◆ INSTRUCTIONS TO FOLLOW ◆
Filter the entries that follow, copying every line in which the word "this" appears.

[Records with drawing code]
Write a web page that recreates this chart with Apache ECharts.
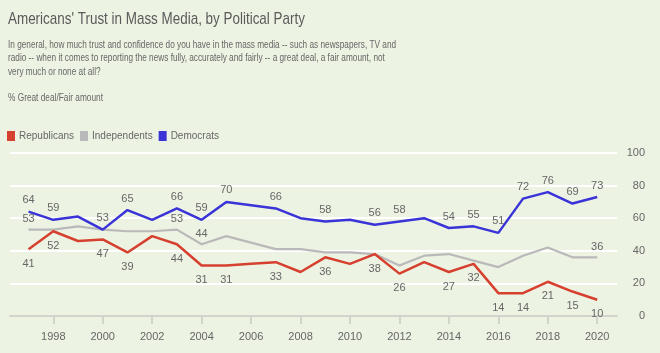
<!DOCTYPE html>
<html>
<head>
<meta charset="utf-8">
<script src="https://cdn.jsdelivr.net/npm/echarts@6/dist/echarts.min.js"></script>
<style>
html,body{margin:0;padding:0;background:#edf3e3;}
#chart{width:660px;height:353px;}
</style>
</head>
<body>
<div id="chart"></div>
<script>
var years = [1997,1998,1999,2000,2001,2002,2003,2004,2005,2006,2007,2008,2009,2010,2011,2012,2013,2014,2015,2016,2017,2018,2019,2020];
var republicans = [41,52,46,47,39,49,44,31,31,32,33,27,36,32,38,26,33,27,32,14,14,21,15,10];
var independents = [53,53,55,53,52,52,53,44,49,45,41,41,39,39,38,31,37,38,34,30,37,42,36,36];
var democrats = [64,59,61,53,65,59,66,59,70,68,66,60,58,59,56,58,60,54,55,51,72,76,69,73];
var repLabeled = [1997,1998,2000,2001,2003,2004,2005,2007,2009,2011,2012,2014,2015,2016,2017,2018,2019,2020];
var indLabeled = [1997,2003,2004,2020];
var demLabeled = [1997,1998,2000,2001,2003,2004,2005,2007,2009,2011,2012,2014,2015,2016,2017,2018,2019,2020];
var xTicks = [1998,2000,2002,2004,2006,2008,2010,2012,2014,2016,2018,2020];

var titleText = "Americans' Trust in Mass Media, by Political Party";
var subtitleText = "In general, how much trust and confidence do you have in the mass media -- such as newspapers, TV and\nradio -- when it comes to reporting the news fully, accurately and fairly -- a great deal, a fair amount, not\nvery much or none at all?";
var noteText = '% Great deal/Fair amount';

var FONT = '"Liberation Sans", Arial, sans-serif';

function build(vals, labeled) {
  return years.map(function (y, i) {
    return { value: [y, vals[i]], label: { show: labeled.indexOf(y) >= 0 } };
  });
}

var chart = echarts.init(document.getElementById('chart'));
chart.setOption({
  backgroundColor: '#edf3e3',
  animation: false,
  textStyle: { fontFamily: FONT },
  graphic: [
    { type: 'text', x: 8, y: 9, scaleX: 0.79, silent: true,
      style: { text: titleText, fontFamily: FONT, fontSize: 17, fill: '#5a5a5a', textVerticalAlign: 'top', lineHeight: 20 } },
    { type: 'text', x: 8, y: 38, scaleX: 0.785, silent: true,
      style: { text: subtitleText, fontFamily: FONT, fontSize: 10.5, fill: '#666', textVerticalAlign: 'top', lineHeight: 13.5 } },
    { type: 'text', x: 8, y: 92, scaleX: 0.79, silent: true,
      style: { text: noteText, fontFamily: FONT, fontSize: 10.5, fill: '#666', textVerticalAlign: 'top', lineHeight: 12 } }
  ],
  legend: {
    left: 2, top: 126, icon: 'rect', itemWidth: 8, itemHeight: 10, itemGap: 6,
    textStyle: { fontFamily: FONT, fontSize: 10, color: '#666', padding: [0, 0, 0, -1] },
    data: ['Republicans', 'Independents', 'Democrats']
  },
  grid: { left: 10, right: 43, top: 153, bottom: 37 },
  xAxis: {
    type: 'value', min: 1996.25, max: 2020.8,
    axisLine: { show: true, lineStyle: { color: '#d2d4cc', width: 2 } },
    axisTick: { show: true, customValues: xTicks, length: 8, lineStyle: { color: '#d2d4cc', width: 2 } },
    axisLabel: { customValues: xTicks, margin: 15, fontFamily: FONT, fontSize: 11, color: '#666', formatter: function (v) { return String(v); } },
    splitLine: { show: false }
  },
  yAxis: {
    type: 'value', position: 'right', min: 0, max: 100, interval: 20,
    axisLine: { show: false }, axisTick: { show: false },
    axisLabel: { align: 'right', margin: 28, fontFamily: FONT, fontSize: 11, color: '#666' },
    splitLine: { show: true, lineStyle: { color: '#ffffff', width: 2 } }
  },
  series: [
    { name: 'Republicans', type: 'line', data: build(republicans, repLabeled), showSymbol: true, symbol: 'circle', symbolSize: 0,
      itemStyle: { color: '#d6402f' }, lineStyle: { color: '#d6402f', width: 2.5 },
      label: { position: 'bottom', distance: 9, fontFamily: FONT, fontSize: 11, color: '#666' }, z: 3 },
    { name: 'Independents', type: 'line', data: build(independents, indLabeled), showSymbol: true, symbol: 'circle', symbolSize: 0,
      itemStyle: { color: '#b9b9b9' }, lineStyle: { color: '#b9b9b9', width: 2.2 },
      label: { position: 'top', distance: 5, fontFamily: FONT, fontSize: 11, color: '#666' }, z: 2 },
    { name: 'Democrats', type: 'line', data: build(democrats, demLabeled), showSymbol: true, symbol: 'circle', symbolSize: 0,
      itemStyle: { color: '#3a34d8' }, lineStyle: { color: '#3a34d8', width: 2.5 },
      label: { position: 'top', distance: 6, fontFamily: FONT, fontSize: 11, color: '#666' }, z: 4 }
  ]
});
</script>
</body>
</html>
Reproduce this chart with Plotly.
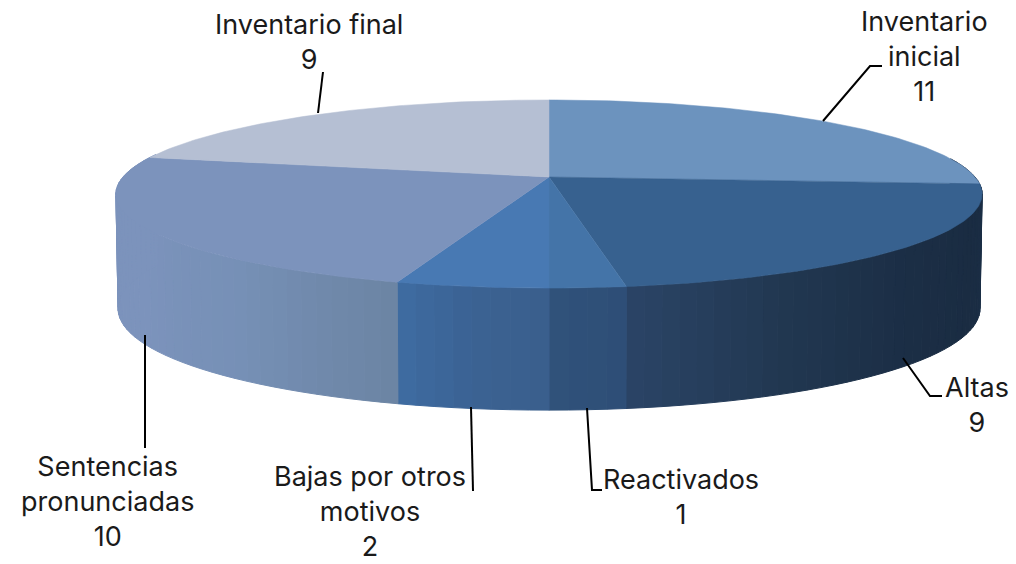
import math
import numpy as np
import plotly.graph_objects as go

categories = ["Inventario<br>inicial", "Altas", "Reactivados", "Bajas por otros<br>motivos",
              "Sentencias<br>pronunciadas", "Inventario final"]
values = [11, 9, 1, 2, 10, 9]
top_colors = ["#6C93BE", "#37618F", "#4474A8", "#4879B3", "#7C93BC", "#B5BFD3"]
side_stops = [
    ["#1D3149", "#1C3048"],
    ["#1C3048", "#1A2C42", "#1B2E45", "#213750", "#2A4466"],
    ["#2E4E76", "#30527B"],
    ["#3A5F8C", "#3B6293", "#3E6CA2"],
    ["#6C84A3", "#7690B6", "#7C93BC", "#7C93BC", "#7C93BC"],
    ["#7C93BC", "#7C93BC"],
]
label_xy = [(924, 56), (977, 405), (681, 497), (370, 511), (107, 501), (309, 42)]
leaders = [
    ([823, 870, 882], [121, 66, 66]),
    ([903, 930, 942], [358, 396, 396]),
    ([587, 592, 602], [408, 490, 490]),
    ([471, 473], [407, 491]),
    ([145, 145], [335, 448]),
    ([318, 323], [113, 72]),
]

CX, CY, A, B, K = 549, 177, 426, 91, 0.181


def proj(theta):
    x, z = np.sin(theta), np.cos(theta)
    w = 1 + K * z
    return CX + A * x / w, CY - B * z / w


def proj_bottom(theta):
    px, py = proj(theta)
    return CX + (px - CX) * 0.995, py + 113 - 9 * np.cos(theta)


def mix(stops, t):
    cols = [[int(c[i:i + 2], 16) for i in (1, 3, 5)] for c in stops]
    p = t * (len(cols) - 1)
    i = min(int(p), len(cols) - 2)
    f = p - i
    return "rgb(%d,%d,%d)" % tuple(round(cols[i][j] * (1 - f) + cols[i + 1][j] * f) for j in range(3))


total = sum(values)
edges = np.cumsum([0] + values) / total * 2 * math.pi
fig = go.Figure()

# sides, drawn first
for i in range(len(values)):
    a0, a1 = max(edges[i], math.radians(78)), min(edges[i + 1], math.radians(285))
    if a1 <= a0:
        continue
    n = max(2, int(math.degrees(a1 - a0) / 2))
    th = np.linspace(a0, a1, n + 1)
    for j in range(n):
        t0, t1 = th[j], th[j + 1]
        x0, y0 = proj(t0)
        x1, y1 = proj(t1)
        x2, y2 = proj_bottom(t1)
        x3, y3 = proj_bottom(t0)
        c = mix(side_stops[i], (j + 0.5) / n)
        fig.add_trace(go.Scatter(x=[x0, x1, x2, x3, x0], y=[y0, y1, y2, y3, y0], mode="lines",
                                 fill="toself", fillcolor=c, line=dict(color=c, width=1),
                                 hoverinfo="skip", showlegend=False))

# top faces
for i in range(len(values)):
    th = np.linspace(edges[i], edges[i + 1], 90)
    px, py = proj(th)
    fig.add_trace(go.Scatter(x=[CX, *px, CX], y=[CY, *py, CY], mode="lines", fill="toself",
                             fillcolor=top_colors[i], line=dict(color=top_colors[i], width=0.5),
                             hoverinfo="skip", showlegend=False))

for lx, ly in leaders:
    fig.add_trace(go.Scatter(x=lx, y=ly, mode="lines", line=dict(color="black", width=2),
                             hoverinfo="skip", showlegend=False))

for name, v, (x, y) in zip(categories, values, label_xy):
    fig.add_annotation(x=x, y=y, text=f"{name}<br>{v}", showarrow=False, xanchor="center", yanchor="middle",
                       font=dict(family="Inter", size=27, color="#1a1a1a"))

fig.update_layout(width=1016, height=564, margin=dict(l=0, r=0, t=0, b=0), autosize=False,
                  paper_bgcolor="white", plot_bgcolor="white",
                  xaxis=dict(range=[0, 1016], visible=False, fixedrange=True),
                  yaxis=dict(range=[564, 0], visible=False, fixedrange=True))
fig.write_html("out.html", config={"displayModeBar": False},
               post_script="document.body.style.margin='0';document.documentElement.style.overflow='hidden';")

◆ COMPLETED EXERCISE ◆
Write a web page that recreates this chart with Apache ECharts.
Reproduce this chart with Plotly.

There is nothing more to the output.